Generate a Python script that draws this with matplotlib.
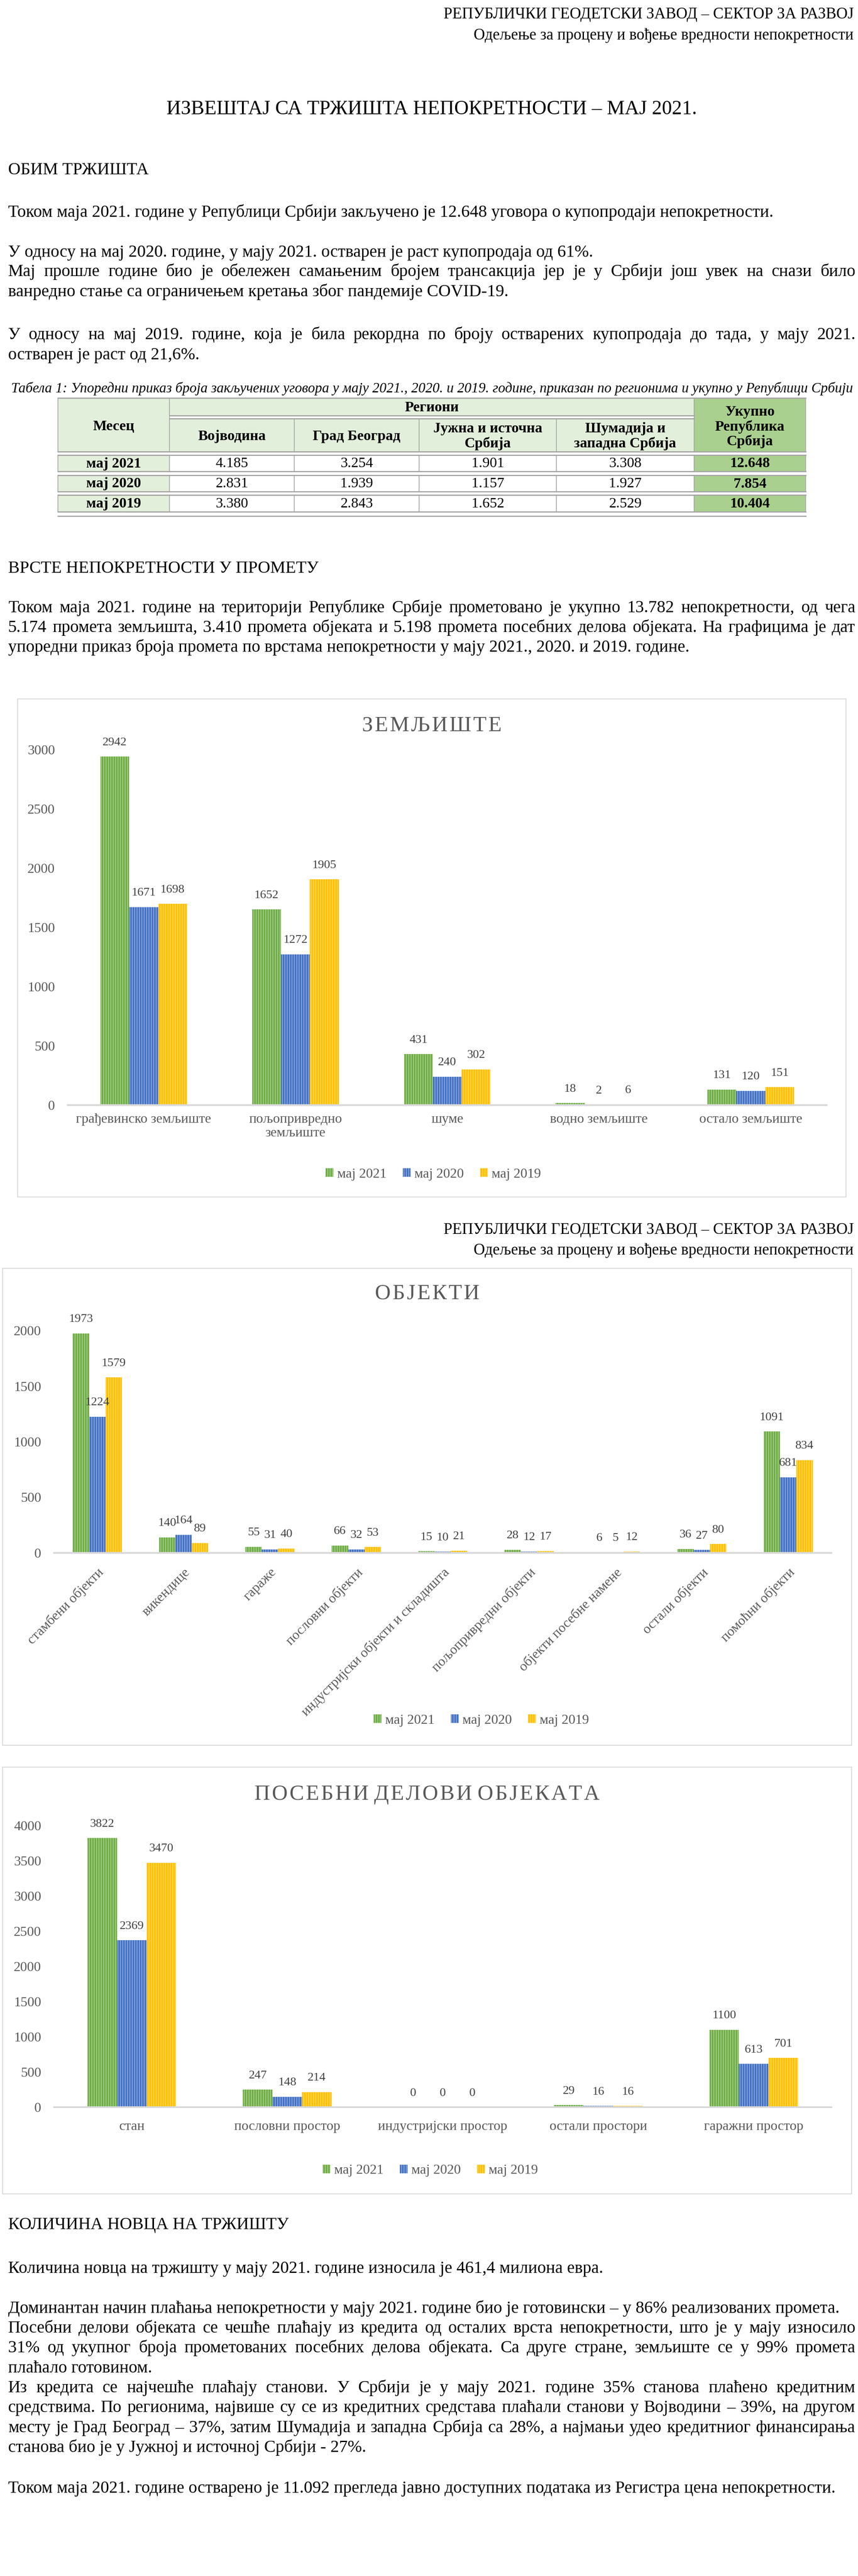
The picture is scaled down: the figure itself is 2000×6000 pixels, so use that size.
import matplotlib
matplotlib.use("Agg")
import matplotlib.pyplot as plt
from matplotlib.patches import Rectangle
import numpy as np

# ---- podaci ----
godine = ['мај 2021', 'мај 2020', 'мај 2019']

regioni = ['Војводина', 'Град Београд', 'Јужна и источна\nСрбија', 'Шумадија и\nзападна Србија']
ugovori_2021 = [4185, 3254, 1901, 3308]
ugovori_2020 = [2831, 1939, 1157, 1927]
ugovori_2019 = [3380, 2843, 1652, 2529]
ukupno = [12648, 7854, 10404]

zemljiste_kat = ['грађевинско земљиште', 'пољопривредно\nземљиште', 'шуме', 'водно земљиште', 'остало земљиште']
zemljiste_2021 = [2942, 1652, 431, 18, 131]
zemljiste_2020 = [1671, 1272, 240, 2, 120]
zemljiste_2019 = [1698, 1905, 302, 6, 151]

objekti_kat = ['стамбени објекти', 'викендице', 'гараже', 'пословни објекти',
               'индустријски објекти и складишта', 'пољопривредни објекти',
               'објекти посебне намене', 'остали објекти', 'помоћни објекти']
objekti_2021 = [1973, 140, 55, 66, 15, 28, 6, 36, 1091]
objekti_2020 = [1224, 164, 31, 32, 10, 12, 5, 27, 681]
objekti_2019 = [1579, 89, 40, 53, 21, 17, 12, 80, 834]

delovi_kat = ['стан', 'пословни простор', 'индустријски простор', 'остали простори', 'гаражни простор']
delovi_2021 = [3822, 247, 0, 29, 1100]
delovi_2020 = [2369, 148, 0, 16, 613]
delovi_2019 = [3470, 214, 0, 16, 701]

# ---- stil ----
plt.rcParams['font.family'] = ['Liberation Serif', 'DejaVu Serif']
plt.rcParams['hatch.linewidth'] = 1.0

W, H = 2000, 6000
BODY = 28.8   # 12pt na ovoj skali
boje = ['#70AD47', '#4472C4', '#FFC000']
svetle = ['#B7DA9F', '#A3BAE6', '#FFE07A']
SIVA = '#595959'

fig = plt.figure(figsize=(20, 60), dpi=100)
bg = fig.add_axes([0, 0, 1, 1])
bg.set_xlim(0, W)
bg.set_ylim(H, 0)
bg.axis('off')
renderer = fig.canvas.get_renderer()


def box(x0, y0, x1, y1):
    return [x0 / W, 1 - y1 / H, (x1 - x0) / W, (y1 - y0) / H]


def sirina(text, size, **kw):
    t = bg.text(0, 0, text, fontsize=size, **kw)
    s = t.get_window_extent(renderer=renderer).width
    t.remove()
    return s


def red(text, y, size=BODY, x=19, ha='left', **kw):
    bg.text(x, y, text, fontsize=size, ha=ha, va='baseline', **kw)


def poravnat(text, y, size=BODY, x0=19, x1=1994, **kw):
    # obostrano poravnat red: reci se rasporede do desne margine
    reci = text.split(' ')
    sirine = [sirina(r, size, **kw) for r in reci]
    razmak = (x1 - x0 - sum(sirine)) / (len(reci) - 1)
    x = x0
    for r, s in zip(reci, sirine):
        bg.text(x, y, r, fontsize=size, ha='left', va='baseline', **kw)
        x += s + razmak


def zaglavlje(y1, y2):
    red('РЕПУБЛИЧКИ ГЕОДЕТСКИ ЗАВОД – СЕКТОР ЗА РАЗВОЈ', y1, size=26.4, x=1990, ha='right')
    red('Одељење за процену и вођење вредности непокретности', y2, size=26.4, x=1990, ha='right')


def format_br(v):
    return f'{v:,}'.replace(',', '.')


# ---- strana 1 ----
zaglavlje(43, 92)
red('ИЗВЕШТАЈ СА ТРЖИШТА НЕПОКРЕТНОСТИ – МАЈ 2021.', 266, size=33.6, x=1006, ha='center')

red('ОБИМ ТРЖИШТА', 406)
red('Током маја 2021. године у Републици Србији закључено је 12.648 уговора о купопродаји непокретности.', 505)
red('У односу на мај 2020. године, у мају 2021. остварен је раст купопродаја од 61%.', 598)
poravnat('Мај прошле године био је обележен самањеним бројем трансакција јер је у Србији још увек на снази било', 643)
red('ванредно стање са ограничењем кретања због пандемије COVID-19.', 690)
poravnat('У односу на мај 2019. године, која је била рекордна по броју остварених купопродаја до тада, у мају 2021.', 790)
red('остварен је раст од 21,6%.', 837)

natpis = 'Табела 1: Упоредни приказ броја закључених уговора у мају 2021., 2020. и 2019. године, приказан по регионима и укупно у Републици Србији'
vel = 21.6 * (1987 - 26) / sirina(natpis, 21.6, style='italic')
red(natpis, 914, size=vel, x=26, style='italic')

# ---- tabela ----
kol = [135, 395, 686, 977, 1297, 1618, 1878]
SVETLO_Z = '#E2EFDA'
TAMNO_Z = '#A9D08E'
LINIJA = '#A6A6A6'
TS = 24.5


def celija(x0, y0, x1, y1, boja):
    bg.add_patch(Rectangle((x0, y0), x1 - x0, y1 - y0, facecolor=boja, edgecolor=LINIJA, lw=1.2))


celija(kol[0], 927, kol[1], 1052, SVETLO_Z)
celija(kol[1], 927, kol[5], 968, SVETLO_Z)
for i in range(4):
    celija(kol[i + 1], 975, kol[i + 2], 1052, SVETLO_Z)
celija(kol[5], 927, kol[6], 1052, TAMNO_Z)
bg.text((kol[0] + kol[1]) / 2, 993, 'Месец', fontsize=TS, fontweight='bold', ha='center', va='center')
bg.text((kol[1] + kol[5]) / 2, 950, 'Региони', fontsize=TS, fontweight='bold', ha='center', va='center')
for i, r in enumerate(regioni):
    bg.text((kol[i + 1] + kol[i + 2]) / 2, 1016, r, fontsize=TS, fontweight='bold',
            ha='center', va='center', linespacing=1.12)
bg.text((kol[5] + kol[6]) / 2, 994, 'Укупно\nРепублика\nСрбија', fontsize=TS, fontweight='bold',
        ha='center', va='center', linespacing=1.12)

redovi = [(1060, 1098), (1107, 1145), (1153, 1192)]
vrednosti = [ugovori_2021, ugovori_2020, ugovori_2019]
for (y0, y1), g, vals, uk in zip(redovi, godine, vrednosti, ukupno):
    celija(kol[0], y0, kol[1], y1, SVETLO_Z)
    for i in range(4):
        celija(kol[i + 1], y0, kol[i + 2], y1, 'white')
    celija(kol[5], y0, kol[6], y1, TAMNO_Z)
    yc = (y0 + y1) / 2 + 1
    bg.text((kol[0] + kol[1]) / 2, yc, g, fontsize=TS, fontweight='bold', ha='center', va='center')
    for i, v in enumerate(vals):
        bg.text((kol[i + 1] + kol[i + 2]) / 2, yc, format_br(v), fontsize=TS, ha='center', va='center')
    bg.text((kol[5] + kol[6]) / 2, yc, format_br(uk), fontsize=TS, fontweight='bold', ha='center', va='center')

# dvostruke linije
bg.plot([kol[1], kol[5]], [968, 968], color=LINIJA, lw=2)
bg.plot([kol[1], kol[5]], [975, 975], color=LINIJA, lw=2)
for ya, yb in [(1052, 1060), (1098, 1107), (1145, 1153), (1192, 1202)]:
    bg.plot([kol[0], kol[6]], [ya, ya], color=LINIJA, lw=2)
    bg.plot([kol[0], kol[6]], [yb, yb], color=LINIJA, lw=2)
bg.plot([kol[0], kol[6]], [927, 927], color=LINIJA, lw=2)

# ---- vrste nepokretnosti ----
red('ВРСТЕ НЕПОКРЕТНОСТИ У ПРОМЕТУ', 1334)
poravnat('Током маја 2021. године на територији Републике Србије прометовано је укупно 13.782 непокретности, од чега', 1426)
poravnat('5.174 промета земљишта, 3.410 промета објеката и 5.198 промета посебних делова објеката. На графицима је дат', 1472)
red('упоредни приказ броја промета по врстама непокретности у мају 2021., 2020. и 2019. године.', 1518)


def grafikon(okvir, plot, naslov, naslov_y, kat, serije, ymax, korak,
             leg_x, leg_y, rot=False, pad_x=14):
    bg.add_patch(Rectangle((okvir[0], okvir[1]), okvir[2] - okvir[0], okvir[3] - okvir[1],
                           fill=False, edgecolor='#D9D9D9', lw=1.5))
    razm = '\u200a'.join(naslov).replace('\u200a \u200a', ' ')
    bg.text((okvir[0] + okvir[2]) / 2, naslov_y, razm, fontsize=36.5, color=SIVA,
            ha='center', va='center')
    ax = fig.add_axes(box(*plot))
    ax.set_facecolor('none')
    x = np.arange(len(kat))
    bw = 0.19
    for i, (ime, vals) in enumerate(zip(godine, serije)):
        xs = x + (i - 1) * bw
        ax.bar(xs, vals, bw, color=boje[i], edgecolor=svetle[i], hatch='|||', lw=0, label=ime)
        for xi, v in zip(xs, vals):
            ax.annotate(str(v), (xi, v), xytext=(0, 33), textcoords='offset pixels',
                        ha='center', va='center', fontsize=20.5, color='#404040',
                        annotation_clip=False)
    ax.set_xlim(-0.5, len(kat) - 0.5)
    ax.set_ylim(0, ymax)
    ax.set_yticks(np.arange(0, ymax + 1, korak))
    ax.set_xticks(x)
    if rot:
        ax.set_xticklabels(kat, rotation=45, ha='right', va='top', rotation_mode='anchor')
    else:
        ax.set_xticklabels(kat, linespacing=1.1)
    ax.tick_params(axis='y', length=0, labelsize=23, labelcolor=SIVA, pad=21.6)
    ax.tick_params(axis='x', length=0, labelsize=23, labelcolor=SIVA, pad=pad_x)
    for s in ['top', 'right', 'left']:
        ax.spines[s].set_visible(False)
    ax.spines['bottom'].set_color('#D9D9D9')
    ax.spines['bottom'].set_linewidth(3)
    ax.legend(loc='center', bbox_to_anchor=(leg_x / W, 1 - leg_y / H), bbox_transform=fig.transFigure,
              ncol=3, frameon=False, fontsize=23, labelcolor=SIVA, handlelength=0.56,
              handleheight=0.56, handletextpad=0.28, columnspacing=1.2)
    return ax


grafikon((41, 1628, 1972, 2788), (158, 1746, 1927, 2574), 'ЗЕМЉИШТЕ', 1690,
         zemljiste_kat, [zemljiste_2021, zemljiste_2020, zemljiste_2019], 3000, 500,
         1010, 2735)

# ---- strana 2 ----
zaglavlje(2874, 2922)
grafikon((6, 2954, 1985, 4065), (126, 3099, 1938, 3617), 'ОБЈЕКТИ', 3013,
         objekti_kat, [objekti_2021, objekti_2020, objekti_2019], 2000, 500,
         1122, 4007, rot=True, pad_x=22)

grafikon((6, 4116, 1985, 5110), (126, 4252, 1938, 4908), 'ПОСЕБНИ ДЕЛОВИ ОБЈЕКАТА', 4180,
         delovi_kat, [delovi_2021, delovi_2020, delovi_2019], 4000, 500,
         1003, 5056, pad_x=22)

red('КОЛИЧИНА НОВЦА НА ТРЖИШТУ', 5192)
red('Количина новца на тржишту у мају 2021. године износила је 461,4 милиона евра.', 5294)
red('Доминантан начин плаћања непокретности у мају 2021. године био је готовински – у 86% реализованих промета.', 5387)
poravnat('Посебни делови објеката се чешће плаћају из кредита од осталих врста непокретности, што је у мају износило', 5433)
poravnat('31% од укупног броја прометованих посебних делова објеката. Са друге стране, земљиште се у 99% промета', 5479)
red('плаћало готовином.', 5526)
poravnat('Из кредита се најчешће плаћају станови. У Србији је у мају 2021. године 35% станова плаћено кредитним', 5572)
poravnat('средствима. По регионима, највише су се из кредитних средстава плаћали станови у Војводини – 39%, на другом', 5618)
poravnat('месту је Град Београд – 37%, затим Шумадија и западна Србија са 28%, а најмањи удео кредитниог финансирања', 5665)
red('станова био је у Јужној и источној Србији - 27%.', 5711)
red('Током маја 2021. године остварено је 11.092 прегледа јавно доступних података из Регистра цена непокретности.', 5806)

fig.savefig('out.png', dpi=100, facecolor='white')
^^^^^^^^^^^^^^^^
** Task description **
Exactly restate the lines from the beginning of the data through the line with "godine = ['мај 2021', 'мај 2020', 'мај 2019']", and no others, keeping pictures out.

** Written answer **
Generate a Python script that draws this with matplotlib.
The picture is scaled down: the figure itself is 2000×6000 pixels, so use that size.
import matplotlib
matplotlib.use("Agg")
import matplotlib.pyplot as plt
from matplotlib.patches import Rectangle
import numpy as np

# ---- podaci ----
godine = ['мај 2021', 'мај 2020', 'мај 2019']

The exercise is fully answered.